24 de setembro de 2009

Máquinas

Quando eu era puto, pensava que os bonecos das máquinas de jogos, daquelas de pôr moedinha, eram subordinados das empresas que as fabricavam. O conceito é relativamente simples: Quando eu me dirigia a uma dessas máquinas, de porrada, por exemplo, lá estavam os bonequitos a treinar, a fazer uma demonstração do jogo com uma coreografia mais que velha. Quando eu metia lá a dita moeda no insert coin, as personagens passavam a ser minhas empregadas. Eu escolhia um deles, aquele que me parecia mais adequado para assestar nos outros, que, embora fossem todos colegas e amigos, não tinham outro remédio, a minha moeda assim o obrigava. E lá começava uma sangria pixelizada onde voavam socos virtuais e pontapés digitais e chapadas em código binário. Ninguém se aleijava a sério, fartos disso estavam eles. Notava mesmo uma ponta de satisfação na cara do Boss do nível, quando era eu a levar no lombo depois de despachar os capangas todos dele. Lá via o gajo a passar por cima de mim de braços abertos, no ecran aparecia o seminal “game over”, e o homem desafiava-me a meter mais níquel. Mas eu nunca metia mais dinheiro, perdi e acabou... porque sabia perfeitamente que se eu insertasse mais uma coin durante o jogo, o Boss era obrigado a deixar-me ganhar, por uma simples questão de política empresarial e gestão de jogos: se um desgraçado largar sempre uma moedinha com o mesmo inimigo, porque este não o deixa ganhar, ele nunca mais pega na máquina, e, ainda por cima, vai dizer aos amigos que a “máquina não presta, tem um inimigo final lixado, nunca passei do gajo”. E a máquina afunda-se na solidão, apanha teias da aranha na ranhura e candidata-se a ir passar o resto dos seus dias no fundo de um armazém poeirento, cemitério das “Donas Elviras”, máquinas que deram barraca, máquinas de flippers que já não flipam.
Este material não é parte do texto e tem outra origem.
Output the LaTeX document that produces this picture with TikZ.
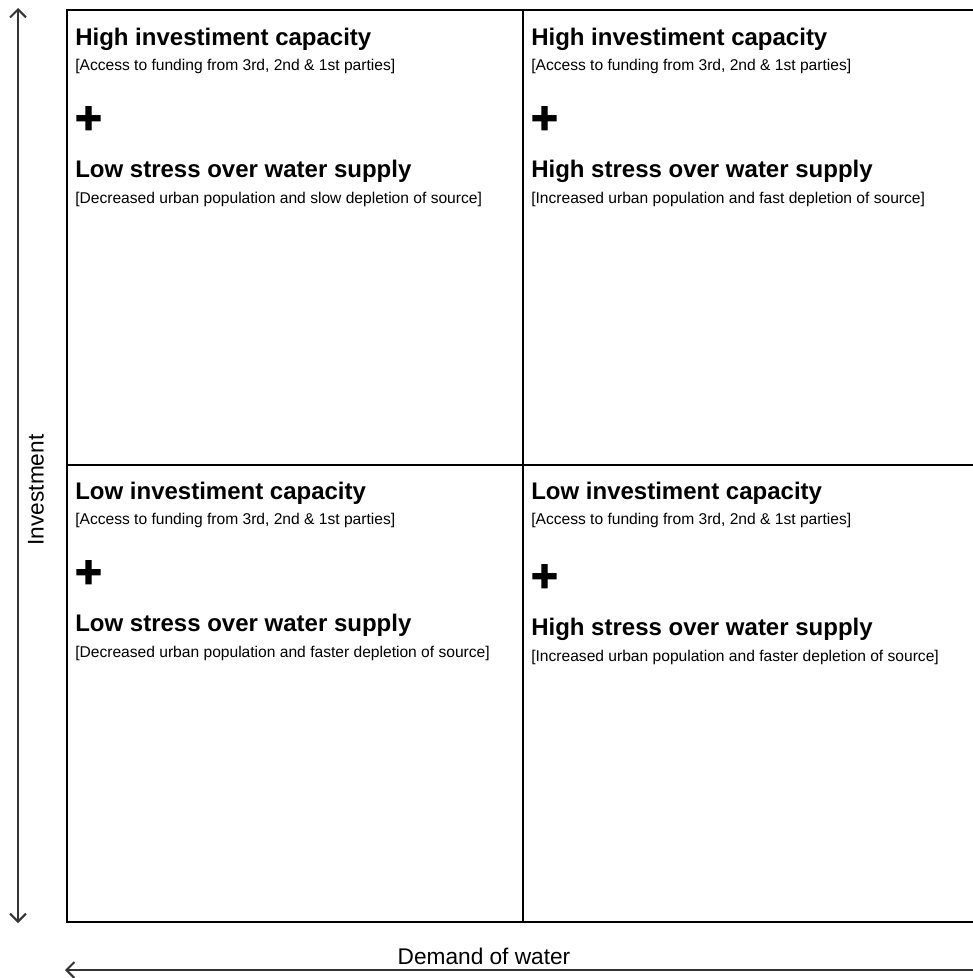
\documentclass[tikz,border=0pt]{standalone}
\usepackage{fontspec}
\setmainfont{Liberation Sans}
\newfontfamily\plusfont[FakeBold=3]{Liberation Sans}
\usetikzlibrary{arrows.meta}

\begin{document}
\begin{tikzpicture}[
  x=0.75pt, y=-0.75pt,
  grid/.style={draw=black, line width=0.8pt},
  axis/.style={draw=black!80, line width=1.5pt, {Straight Barb[length=6pt,width=12pt]}-{Straight Barb[length=6pt,width=12pt]}},
  axisl/.style={draw=black!80, line width=1.5pt, {Straight Barb[length=6pt,width=12pt]}-},
  ttl/.style={anchor=base west, inner sep=0pt, font=\fontsize{18}{22}\selectfont\bfseries},
  note/.style={anchor=base west, inner sep=0pt, font=\fontsize{11.7}{14}\selectfont},
  pls/.style={anchor=west, inner sep=0pt, font=\fontsize{34}{34}\selectfont\plusfont\bfseries},
  axlbl/.style={inner sep=0pt, font=\fontsize{17}{20}\selectfont}
]
\useasboundingbox (0,0) rectangle (972,978);

% ---- grid ----
\draw[grid] (990,10) -- (67,10) -- (67,922) -- (990,922);
\draw[grid] (523,10) -- (523,922);
\draw[grid] (67,465) -- (990,465);

% ---- quadrants ----
\foreach \q/\x/\y/\d/\inv/\str/\src in {
  tl/75/0/0/High/Low/Decreased urban population and slow depletion of source,
  tr/531/0/0/High/High/Increased urban population and fast depletion of source,
  bl/75/454/0/Low/Low/Decreased urban population and faster depletion of source,
  br/531/454/4/Low/High/Increased urban population and faster depletion of source} {
  \node[ttl] (inv-\q) at (\x,45+\y) {\inv\ investiment capacity};
  \node[note] (fund-\q) at (\x,70+\y) {[Access to funding from 3rd, 2nd \& 1st parties]};
  \node[pls] (plus-\q) at (\x,120+\y+\d) {+};
  \node[ttl] (str-\q) at (\x,177+\y+\d) {\str\ stress over water supply};
  \node[note] (src-\q) at (\x,203+\y+\d) {[\src]};
}

% ---- axes ----
\coordinate (inv-top) at (18,8);
\coordinate (inv-bot) at (18,923);
\draw[axis] (inv-top) -- (inv-bot);
\node[axlbl, rotate=90] (inv-lbl) at (36,490) {Investment};

\coordinate (dem-left) at (65,970);
\coordinate (dem-right) at (990,970);
\draw[axisl] (dem-left) -- (dem-right);
\node[axlbl, anchor=base] (dem-lbl) at (484,964) {Demand of water};

\end{tikzpicture}
\end{document}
Ou seja, é falta de ética meter moedinha quando se perde a meio de um combate com o boss, a não ser quando ele está realmente a passar das marcas.


Ainda hoje, puto sou na mesma, a minha visão pouco se modificou. Continuo a afirmar inequivocamente que a máquina usou de recursos pouco lícitos; como é que é possível que aquele carro anda sempre mais que o meu, como é que aquela granada me atingiu se eu estava completamente abaixado, como é que aquele leão sabia que eu estava escondido ali atrás? Perco. Fico lixado. Carrego repetidamente no botão dos tiros ou dos mísseis, como manda a ética, para passar mais rápido a contagem decrescente para meter a moeda se quisesse continuar. Viro as costas e vou-me embora amuado. Até outra máquina.